◆ Your task:
Copy out each line of the listing that has the word "drawn" in it.
______________________________
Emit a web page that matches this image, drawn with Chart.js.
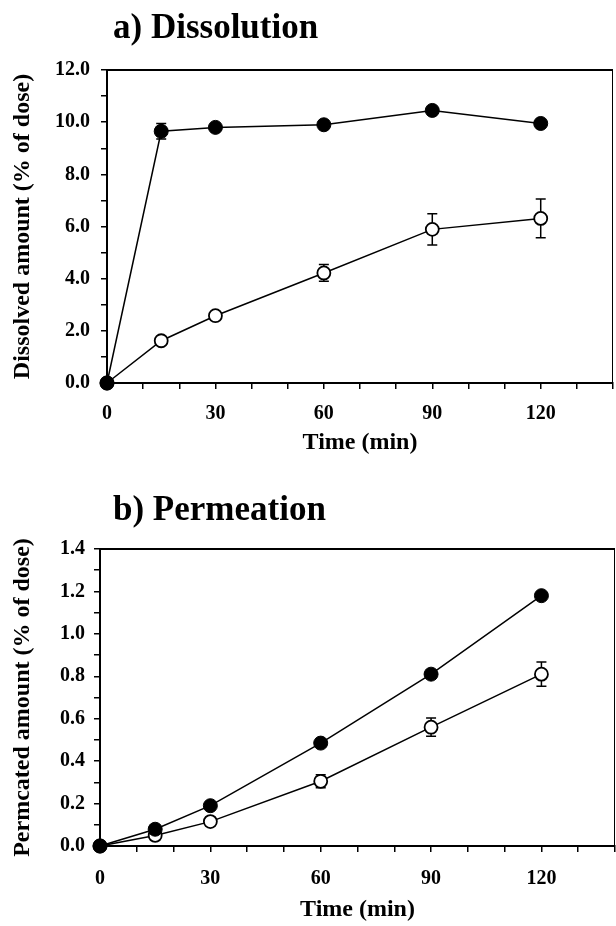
<!DOCTYPE html>
<html>
<head>
<meta charset="utf-8">
<script src="https://cdn.jsdelivr.net/npm/chart.js@4.4.1/dist/chart.umd.min.js"></script>
<style>
  html, body { margin: 0; padding: 0; background: #fff; }
  body { width: 616px; height: 926px; position: relative; overflow: hidden; }
  .panel { position: absolute; left: 0; width: 616px; }
  .heading {
    position: absolute;
    font-family: "Liberation Serif", "Times New Roman", serif;
    font-weight: bold;
    font-size: 35px;
    line-height: 35px;
    color: #000;
    white-space: nowrap;
  }
</style>
</head>
<body>
<div class="panel" style="top:0; height:460px;"><canvas id="dissolution-chart"></canvas></div>
<div class="panel" style="top:460px; height:466px;"><canvas id="permeation-chart"></canvas></div>
<div class="heading" style="left:113px; top:9px;">a) Dissolution</div>
<div class="heading" style="left:113px; top:491px;">b) Permeation</div>
<script>
// sampling times (min)
const timeMin = [0, 15, 30, 60, 90, 120];

// a) dissolved amount (% of dose)
const dissolvedFilled = [0, 9.65, 9.8, 9.9, 10.45, 9.95];
const dissolvedFilledErr = [0, 0.3, 0, 0, 0, 0];
const dissolvedOpen = [0, 1.62, 2.58, 4.22, 5.89, 6.31];
const dissolvedOpenErr = [0, 0, 0, 0.32, 0.6, 0.74];

// b) permeated amount (% of dose)
const permeatedFilled = [0, 0.079, 0.19, 0.485, 0.81, 1.18];
const permeatedFilledErr = [0, 0, 0, 0, 0, 0];
const permeatedOpen = [0, 0.05, 0.115, 0.305, 0.56, 0.81];
const permeatedOpenErr = [0, 0, 0, 0.031, 0.043, 0.057];

// tick labels
const timeTickLabels = [0, 30, 60, 90, 120];

const serif = '"Liberation Serif", "Times New Roman", serif';

const toPoints = values => values.map((v, i) => ({ x: timeMin[i], y: v }));

// error bars drawn behind the markers, through the chart scales
const errorBarPlugin = {
  id: 'errorBars',
  beforeDatasetsDraw(chart) {
    const { ctx, scales: { x, y } } = chart;
    ctx.save();
    ctx.strokeStyle = '#000';
    ctx.lineWidth = 1.5;
    chart.data.datasets.forEach(ds => {
      if (!ds.errors) return;
      ds.data.forEach((pt, i) => {
        const err = ds.errors[i];
        if (!err) return;
        const px = x.getPixelForValue(pt.x);
        const top = y.getPixelForValue(pt.y + err);
        const bottom = y.getPixelForValue(pt.y - err);
        ctx.beginPath();
        ctx.moveTo(px, top);
        ctx.lineTo(px, bottom);
        ctx.moveTo(px - 5, top);
        ctx.lineTo(px + 5, top);
        ctx.moveTo(px - 5, bottom);
        ctx.lineTo(px + 5, bottom);
        ctx.stroke();
      });
    });
    ctx.restore();
  }
};

// top and right edges of the plot box
const framePlugin = {
  id: 'frame',
  afterDraw(chart) {
    const { ctx, chartArea: { top, right, bottom, left } } = chart;
    ctx.save();
    ctx.strokeStyle = '#000';
    ctx.lineWidth = 2;
    ctx.beginPath();
    ctx.moveTo(left, top);
    ctx.lineTo(right, top);
    ctx.stroke();
    ctx.lineWidth = 1;
    ctx.beginPath();
    ctx.moveTo(right - 0.5, top);
    ctx.lineTo(right - 0.5, bottom);
    ctx.stroke();
    ctx.restore();
  }
};

function seriesDatasets(filled, filledErr, open, openErr) {
  return [{
    label: 'filled',
    data: toPoints(filled),
    errors: filledErr,
    borderColor: '#000',
    borderWidth: 1.5,
    pointRadius: 7,
    pointBackgroundColor: '#000',
    pointBorderColor: '#000',
    pointBorderWidth: 1,
    tension: 0,
    clip: false
  }, {
    label: 'open',
    data: toPoints(open),
    errors: openErr,
    borderColor: '#000',
    borderWidth: 1.5,
    pointRadius: 6.5,
    pointBackgroundColor: '#fff',
    pointBorderColor: '#000',
    pointBorderWidth: 1.8,
    tension: 0,
    clip: false
  }];
}

function timeAxis(height, labelPad, titlePad) {
  return {
    type: 'linear',
    min: 0,
    max: 140,
    afterFit: scale => {
      scale.height = height;
      // keep the plot box out to the right edge
      scale.paddingLeft = 0;
      scale.paddingRight = 0;
    },
    ticks: {
      stepSize: 10,
      autoSkip: false,
      maxRotation: 0,
      padding: labelPad,
      color: '#000',
      font: { family: serif, size: 20, weight: 'bold' },
      callback: v => timeTickLabels.includes(v) ? String(v) : ''
    },
    grid: { drawOnChartArea: false, drawTicks: true, tickLength: 6, color: '#000', lineWidth: 1.5 },
    border: { display: true, color: '#000', width: 2 },
    title: {
      display: true,
      text: 'Time (min)',
      color: '#000',
      font: { family: serif, size: 24, weight: 'bold' },
      padding: { top: 0, bottom: titlePad }
    }
  };
}

function amountAxis(title, max, step, labelEvery, width, labelPad) {
  return {
    min: 0,
    max: max,
    afterFit: scale => {
      scale.width = width;
      scale.paddingTop = 0;
      scale.paddingBottom = 0;
    },
    ticks: {
      stepSize: step,
      autoSkip: false,
      padding: labelPad,
      color: '#000',
      font: { family: serif, size: 20, weight: 'bold' },
      callback: v => Math.round(v / step) % labelEvery === 0 ? v.toFixed(1) : ''
    },
    grid: { drawOnChartArea: false, drawTicks: true, tickLength: 6, color: '#000', lineWidth: 1.5 },
    border: { display: true, color: '#000', width: 2 },
    title: {
      display: true,
      text: title,
      color: '#000',
      font: { family: serif, size: 24, weight: 'bold' },
      padding: { top: 8, bottom: 0 }
    }
  };
}

const dissolutionCtx = document.getElementById('dissolution-chart').getContext('2d');
new Chart(dissolutionCtx, {
  type: 'line',
  data: { datasets: seriesDatasets(dissolvedFilled, dissolvedFilledErr, dissolvedOpen, dissolvedOpenErr) },
  options: {
    responsive: true,
    maintainAspectRatio: false,
    animation: false,
    layout: { autoPadding: false, padding: { top: 70, right: 3, left: 0, bottom: 0 } },
    plugins: { legend: { display: false }, tooltip: { enabled: false } },
    scales: {
      x: timeAxis(77, 13, 3),
      y: amountAxis('Dissolved amount (% of dose)', 12, 1, 2, 107, 11)
    }
  },
  plugins: [errorBarPlugin, framePlugin]
});

const permeationCtx = document.getElementById('permeation-chart').getContext('2d');
new Chart(permeationCtx, {
  type: 'line',
  data: { datasets: seriesDatasets(permeatedFilled, permeatedFilledErr, permeatedOpen, permeatedOpenErr) },
  options: {
    responsive: true,
    maintainAspectRatio: false,
    animation: false,
    layout: { autoPadding: false, padding: { top: 89, right: 1, left: 0, bottom: 0 } },
    plugins: { legend: { display: false }, tooltip: { enabled: false } },
    scales: {
      x: timeAxis(80, 15, 2),
      y: amountAxis('Permcated amount (% of dose)', 1.4, 0.1, 2, 100, 9)
    }
  },
  plugins: [errorBarPlugin, framePlugin]
});
</script>
</body>
</html>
______________________________
◆ Task response:
Emit a web page that matches this image, drawn with Chart.js.
// error bars drawn behind the markers, through the chart scales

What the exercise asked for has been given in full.